Note also that:
function mynorm(x)
s = zero(x[1]^2)
@inbounds @simd for I in eachindex(x)
s += x[I]^2
end
sqrt(s)
end
does get SIMDed. So the difference is almost surely vectorization.
--Tim
On Wednesday, November 18, 2015 01:38:38 PM Tim Holy wrote:
> On Wednesday, November 18, 2015 02:30:01 PM Stefan Karpinski wrote:
> > Those numbers don't include any compilation (the allocations are too low).
> > I'm seeing a similar thing.
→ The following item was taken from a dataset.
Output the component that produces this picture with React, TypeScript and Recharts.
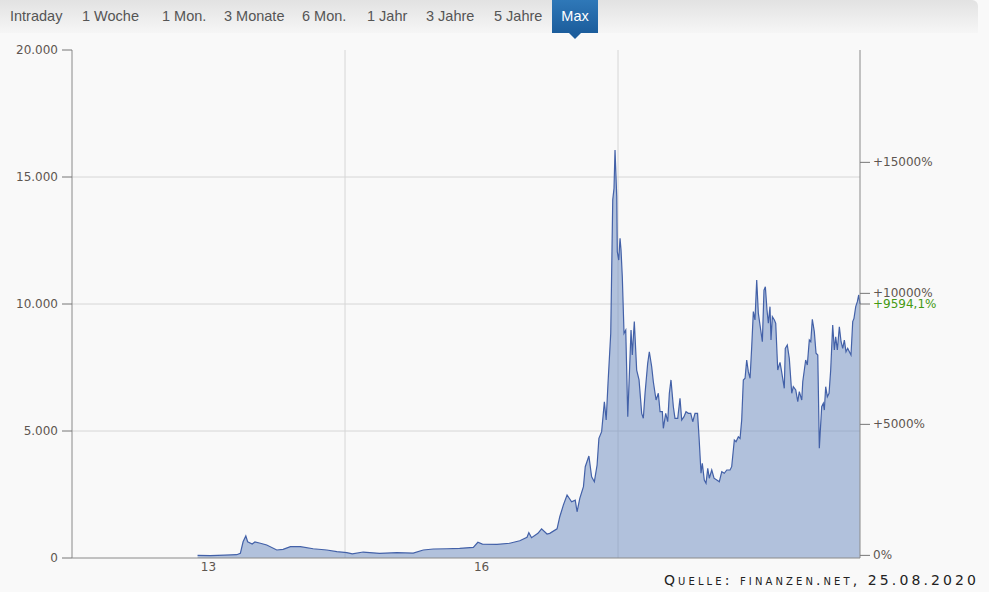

They're just implemented in really different
> > ways. maxabs uses mapreduce, which seems to be a chronic source of
> > less-than-optimal performance.
>
> Not the problem:
>
> julia> function mymaxabs(x)
> s = abs(x[1])
> @inbounds @simd for I in eachindex(x)
> s = max(s, abs(x[I]))
> end
> s
> end
> mymaxabs (generic function with 1 method)
>
> julia> x = randn(100000);
>
> # warmup suppressed
>
> julia> @time maxabs(x)
> 0.000425 seconds (5 allocations: 176 bytes)
> 4.513240114499124
>
> julia> @time mymaxabs(x)
> 0.000642 seconds (5 allocations: 176 bytes)
> 4.513240114499124
>
>
> (It doesn't actually get SIMDed, though.)
>
> I'm not entirely surprised. Multiplication is fast, and with 10^5 elements
> the sqrt should not be the bottleneck.
>
> --Tim
>
> > On Wed, Nov 18, 2015 at 2:12 PM, Benjamin Deonovic <[email protected]>
> >
> > wrote:
> > > Does norm use maxabs? If so this could be due to maxabs getting
> > > compiled.
> > > try running both of the timed statements a second time.
> > >
> > > On Wednesday, November 18, 2015 at 10:41:48 AM UTC-6, Sisyphuss wrote:
> > >> Interesting phenomenon: norm() is faster than maxabs()
> > >>
> > >> x = randn(100000)
> > >> @time maxabs(x)
> > >> @time norm(x)
> > >>
> > >>
> > >> 0.000108 seconds (5 allocations: 176 bytes)
> > >> 0.000040 seconds (5 allocations: 176 bytes)
> > >>
> > >> I have thought the contrary, for norm() requires N square and 1 square
> > >> root; maxabs() requires 2N change of sign bit and N comparison.